(Source data)
+---+
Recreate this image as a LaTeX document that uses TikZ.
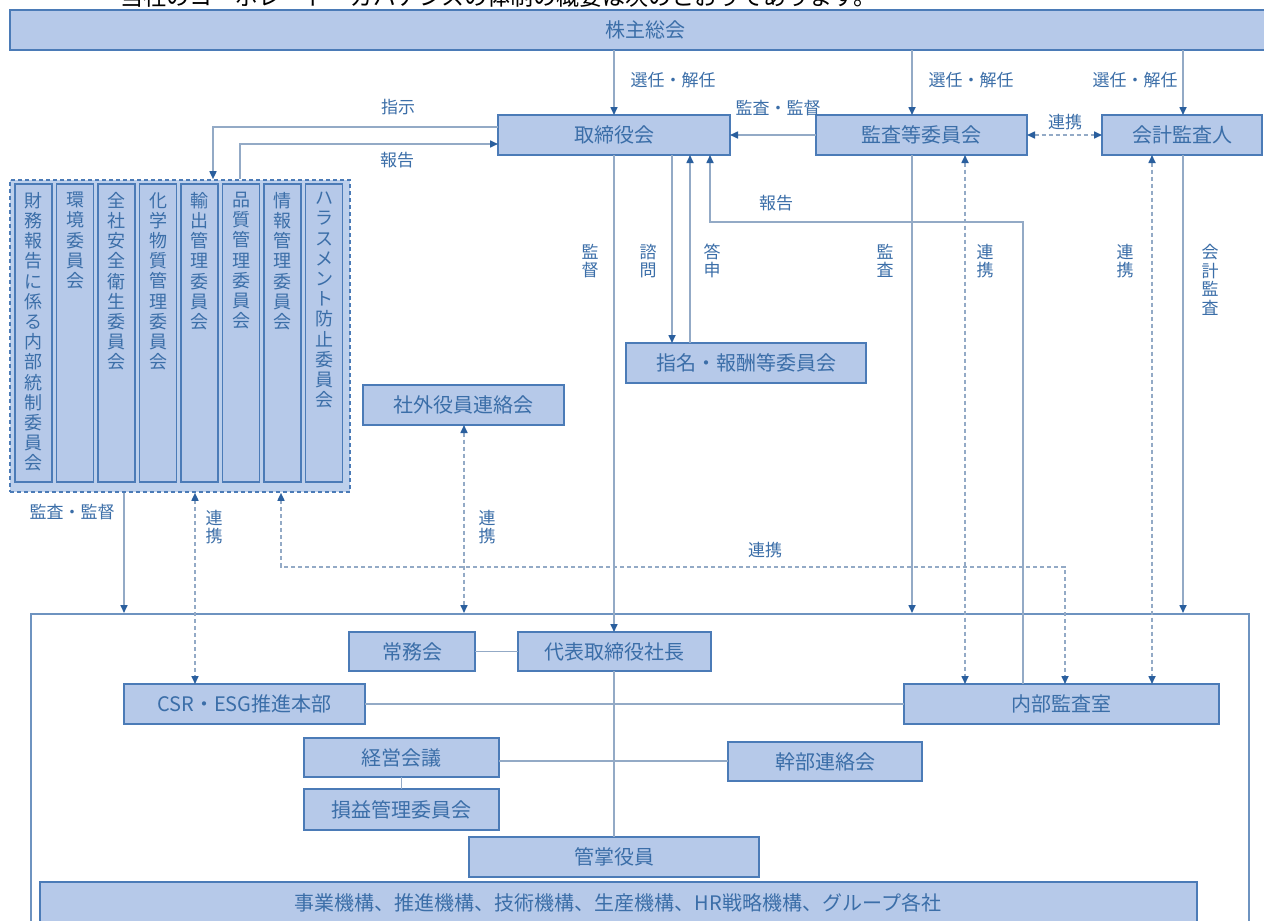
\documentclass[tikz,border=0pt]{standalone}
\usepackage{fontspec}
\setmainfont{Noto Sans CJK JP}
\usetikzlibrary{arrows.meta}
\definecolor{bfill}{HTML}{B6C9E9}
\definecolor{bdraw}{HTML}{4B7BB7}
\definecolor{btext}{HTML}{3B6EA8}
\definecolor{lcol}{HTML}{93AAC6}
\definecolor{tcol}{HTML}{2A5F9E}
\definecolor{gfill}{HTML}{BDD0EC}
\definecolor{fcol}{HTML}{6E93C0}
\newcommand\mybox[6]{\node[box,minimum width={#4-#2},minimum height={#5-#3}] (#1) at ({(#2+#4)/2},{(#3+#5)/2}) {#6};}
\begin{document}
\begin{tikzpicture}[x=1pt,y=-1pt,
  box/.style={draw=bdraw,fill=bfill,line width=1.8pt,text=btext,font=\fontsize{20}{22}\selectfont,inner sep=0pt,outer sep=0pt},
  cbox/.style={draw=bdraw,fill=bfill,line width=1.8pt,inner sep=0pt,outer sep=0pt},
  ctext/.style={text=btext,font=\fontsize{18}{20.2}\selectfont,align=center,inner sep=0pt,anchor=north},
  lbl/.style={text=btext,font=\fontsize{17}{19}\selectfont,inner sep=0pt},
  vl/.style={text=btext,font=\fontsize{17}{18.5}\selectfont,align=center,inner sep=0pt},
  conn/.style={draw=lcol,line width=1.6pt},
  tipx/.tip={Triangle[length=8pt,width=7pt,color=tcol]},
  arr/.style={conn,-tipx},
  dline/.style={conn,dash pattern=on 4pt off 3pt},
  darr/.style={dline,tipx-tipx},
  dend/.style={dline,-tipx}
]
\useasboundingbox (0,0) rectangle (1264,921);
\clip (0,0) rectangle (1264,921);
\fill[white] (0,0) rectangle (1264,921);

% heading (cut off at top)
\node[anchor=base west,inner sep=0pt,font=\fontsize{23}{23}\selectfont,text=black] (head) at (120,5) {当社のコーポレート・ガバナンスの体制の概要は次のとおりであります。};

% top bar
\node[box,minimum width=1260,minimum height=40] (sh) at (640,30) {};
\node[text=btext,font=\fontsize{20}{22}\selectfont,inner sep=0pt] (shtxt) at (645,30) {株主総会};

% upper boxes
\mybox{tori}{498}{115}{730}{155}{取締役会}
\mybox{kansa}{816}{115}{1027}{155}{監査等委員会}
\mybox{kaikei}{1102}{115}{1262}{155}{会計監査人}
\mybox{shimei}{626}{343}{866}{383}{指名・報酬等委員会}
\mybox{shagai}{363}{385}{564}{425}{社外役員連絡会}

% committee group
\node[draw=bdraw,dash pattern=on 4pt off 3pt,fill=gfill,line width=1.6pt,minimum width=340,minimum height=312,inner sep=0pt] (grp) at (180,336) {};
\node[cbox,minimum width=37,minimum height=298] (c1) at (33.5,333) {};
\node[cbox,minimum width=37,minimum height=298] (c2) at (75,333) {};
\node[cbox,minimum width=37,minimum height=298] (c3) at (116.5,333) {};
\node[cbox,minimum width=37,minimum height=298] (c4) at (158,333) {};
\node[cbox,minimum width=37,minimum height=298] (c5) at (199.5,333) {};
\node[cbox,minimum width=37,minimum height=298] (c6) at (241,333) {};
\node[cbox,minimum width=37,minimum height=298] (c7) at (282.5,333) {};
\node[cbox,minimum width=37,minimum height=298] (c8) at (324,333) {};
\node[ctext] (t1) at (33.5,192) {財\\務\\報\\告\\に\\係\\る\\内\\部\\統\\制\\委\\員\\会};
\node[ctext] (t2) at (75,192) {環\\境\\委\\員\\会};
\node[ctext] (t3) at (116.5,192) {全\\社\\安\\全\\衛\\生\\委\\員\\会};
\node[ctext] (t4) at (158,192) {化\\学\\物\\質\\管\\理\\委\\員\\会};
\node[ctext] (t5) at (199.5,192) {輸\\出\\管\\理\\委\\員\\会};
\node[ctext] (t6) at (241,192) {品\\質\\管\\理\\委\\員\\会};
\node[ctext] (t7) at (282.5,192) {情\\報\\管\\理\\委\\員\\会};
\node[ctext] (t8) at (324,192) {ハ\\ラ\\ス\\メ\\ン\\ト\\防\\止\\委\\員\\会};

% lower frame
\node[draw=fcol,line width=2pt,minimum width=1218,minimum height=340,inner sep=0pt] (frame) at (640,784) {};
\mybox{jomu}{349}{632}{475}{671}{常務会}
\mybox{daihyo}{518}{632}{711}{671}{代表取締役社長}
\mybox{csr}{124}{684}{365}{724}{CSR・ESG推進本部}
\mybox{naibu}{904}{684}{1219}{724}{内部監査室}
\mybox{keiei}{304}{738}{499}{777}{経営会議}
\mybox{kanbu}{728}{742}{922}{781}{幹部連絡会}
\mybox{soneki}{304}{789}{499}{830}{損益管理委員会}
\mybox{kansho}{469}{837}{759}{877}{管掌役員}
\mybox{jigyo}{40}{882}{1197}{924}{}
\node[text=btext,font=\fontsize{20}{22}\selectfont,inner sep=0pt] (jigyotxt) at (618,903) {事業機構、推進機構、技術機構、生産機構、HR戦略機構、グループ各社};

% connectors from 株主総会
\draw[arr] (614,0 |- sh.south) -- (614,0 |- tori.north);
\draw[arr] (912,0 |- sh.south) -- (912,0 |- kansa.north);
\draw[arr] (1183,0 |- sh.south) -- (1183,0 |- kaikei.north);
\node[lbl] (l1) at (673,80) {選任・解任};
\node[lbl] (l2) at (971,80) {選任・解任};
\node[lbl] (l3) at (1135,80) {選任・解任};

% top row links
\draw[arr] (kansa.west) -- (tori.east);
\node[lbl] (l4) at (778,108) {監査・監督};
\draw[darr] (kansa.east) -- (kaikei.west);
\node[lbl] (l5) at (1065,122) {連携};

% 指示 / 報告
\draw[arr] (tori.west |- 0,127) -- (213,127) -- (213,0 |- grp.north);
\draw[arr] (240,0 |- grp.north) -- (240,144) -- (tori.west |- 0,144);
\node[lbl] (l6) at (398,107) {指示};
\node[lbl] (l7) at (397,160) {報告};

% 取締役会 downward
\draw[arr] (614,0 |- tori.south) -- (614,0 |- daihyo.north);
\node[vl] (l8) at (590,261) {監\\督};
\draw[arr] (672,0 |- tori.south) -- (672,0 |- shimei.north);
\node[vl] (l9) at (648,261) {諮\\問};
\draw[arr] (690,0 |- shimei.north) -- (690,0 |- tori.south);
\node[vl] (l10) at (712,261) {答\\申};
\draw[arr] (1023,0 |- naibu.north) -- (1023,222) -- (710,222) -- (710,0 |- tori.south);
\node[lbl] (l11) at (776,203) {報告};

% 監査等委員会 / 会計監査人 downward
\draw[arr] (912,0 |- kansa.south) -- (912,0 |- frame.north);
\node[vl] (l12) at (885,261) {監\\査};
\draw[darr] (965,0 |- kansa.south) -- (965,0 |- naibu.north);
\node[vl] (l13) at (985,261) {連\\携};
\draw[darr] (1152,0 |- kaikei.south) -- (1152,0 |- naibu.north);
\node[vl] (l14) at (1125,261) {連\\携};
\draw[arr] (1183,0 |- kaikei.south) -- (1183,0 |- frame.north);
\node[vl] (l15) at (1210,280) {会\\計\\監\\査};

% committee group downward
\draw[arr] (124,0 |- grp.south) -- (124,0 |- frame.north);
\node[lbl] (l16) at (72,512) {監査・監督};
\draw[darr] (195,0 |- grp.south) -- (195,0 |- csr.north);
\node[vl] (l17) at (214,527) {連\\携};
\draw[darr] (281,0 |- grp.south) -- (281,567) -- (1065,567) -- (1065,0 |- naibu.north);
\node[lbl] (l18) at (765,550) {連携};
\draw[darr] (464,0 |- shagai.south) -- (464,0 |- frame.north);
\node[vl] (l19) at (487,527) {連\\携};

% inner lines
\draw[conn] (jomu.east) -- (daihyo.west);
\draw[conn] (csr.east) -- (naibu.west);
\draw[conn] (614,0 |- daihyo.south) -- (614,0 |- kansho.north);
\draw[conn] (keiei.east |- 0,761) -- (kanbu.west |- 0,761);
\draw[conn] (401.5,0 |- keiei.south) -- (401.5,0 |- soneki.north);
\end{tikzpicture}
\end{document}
+---+
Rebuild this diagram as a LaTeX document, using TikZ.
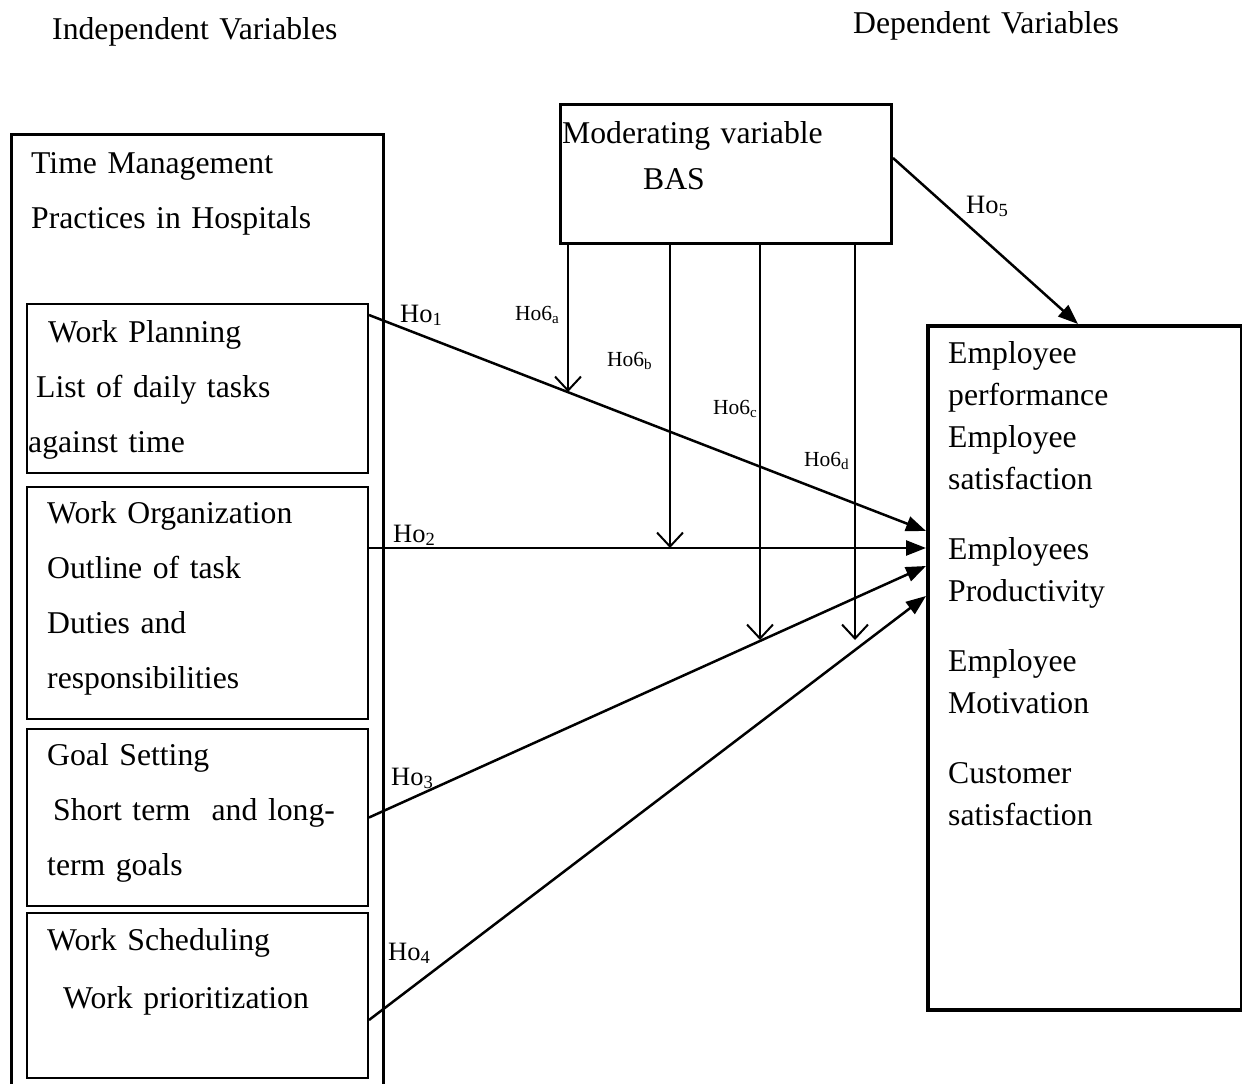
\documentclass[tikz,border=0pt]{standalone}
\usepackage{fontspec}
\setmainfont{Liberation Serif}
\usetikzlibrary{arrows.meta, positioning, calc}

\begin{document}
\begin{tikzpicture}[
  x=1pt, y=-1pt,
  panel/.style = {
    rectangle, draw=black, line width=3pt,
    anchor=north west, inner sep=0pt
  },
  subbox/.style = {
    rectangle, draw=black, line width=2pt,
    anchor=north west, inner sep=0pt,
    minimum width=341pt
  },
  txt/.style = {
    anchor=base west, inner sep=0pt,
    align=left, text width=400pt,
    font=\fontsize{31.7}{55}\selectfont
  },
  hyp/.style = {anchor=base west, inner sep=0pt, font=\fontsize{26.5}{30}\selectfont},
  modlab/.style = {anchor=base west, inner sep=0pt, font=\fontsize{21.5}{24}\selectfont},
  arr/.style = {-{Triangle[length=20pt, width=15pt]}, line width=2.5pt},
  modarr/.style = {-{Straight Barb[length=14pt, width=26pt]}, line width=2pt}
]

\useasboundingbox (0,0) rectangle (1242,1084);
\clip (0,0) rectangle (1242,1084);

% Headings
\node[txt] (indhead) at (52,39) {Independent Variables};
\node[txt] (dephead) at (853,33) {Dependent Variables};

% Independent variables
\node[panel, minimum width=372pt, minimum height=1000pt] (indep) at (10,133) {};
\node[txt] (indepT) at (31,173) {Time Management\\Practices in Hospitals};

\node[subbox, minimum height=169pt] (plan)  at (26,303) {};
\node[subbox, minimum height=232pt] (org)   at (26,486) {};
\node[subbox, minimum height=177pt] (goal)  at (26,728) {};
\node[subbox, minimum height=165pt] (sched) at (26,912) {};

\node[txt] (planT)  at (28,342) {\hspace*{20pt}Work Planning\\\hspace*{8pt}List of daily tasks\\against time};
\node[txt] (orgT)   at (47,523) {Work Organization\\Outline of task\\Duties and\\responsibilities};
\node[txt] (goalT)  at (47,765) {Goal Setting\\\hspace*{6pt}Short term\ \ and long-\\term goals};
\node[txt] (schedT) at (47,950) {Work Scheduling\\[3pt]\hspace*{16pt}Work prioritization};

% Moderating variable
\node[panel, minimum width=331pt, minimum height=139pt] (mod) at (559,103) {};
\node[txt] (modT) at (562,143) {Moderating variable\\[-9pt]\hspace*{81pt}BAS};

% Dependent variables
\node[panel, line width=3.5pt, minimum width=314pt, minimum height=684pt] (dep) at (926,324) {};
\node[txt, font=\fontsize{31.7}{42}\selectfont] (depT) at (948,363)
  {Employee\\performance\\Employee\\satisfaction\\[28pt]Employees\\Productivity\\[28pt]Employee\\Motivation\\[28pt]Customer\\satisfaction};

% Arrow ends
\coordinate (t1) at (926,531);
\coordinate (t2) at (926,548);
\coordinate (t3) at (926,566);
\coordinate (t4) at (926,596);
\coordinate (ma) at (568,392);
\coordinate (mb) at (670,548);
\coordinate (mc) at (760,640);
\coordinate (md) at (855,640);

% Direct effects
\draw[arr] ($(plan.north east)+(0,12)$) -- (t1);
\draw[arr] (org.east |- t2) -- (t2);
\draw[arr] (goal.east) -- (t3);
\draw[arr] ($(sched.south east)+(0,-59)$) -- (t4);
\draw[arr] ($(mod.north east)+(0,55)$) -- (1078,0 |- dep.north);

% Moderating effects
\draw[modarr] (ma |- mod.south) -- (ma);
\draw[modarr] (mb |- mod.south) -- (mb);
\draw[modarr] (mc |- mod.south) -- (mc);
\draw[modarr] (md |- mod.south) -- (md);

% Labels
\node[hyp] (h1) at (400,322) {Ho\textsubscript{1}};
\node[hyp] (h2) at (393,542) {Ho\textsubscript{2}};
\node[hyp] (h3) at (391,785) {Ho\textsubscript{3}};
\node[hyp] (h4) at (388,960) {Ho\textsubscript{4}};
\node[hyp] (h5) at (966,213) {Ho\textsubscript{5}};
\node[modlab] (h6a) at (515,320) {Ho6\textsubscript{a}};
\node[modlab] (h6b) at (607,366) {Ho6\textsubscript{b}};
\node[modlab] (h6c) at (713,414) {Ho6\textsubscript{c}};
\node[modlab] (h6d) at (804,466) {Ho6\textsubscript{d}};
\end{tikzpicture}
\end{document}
+---+
Work to complete: Count the lines that include the word "this" and state the result as a bare number.

Problem solution: 2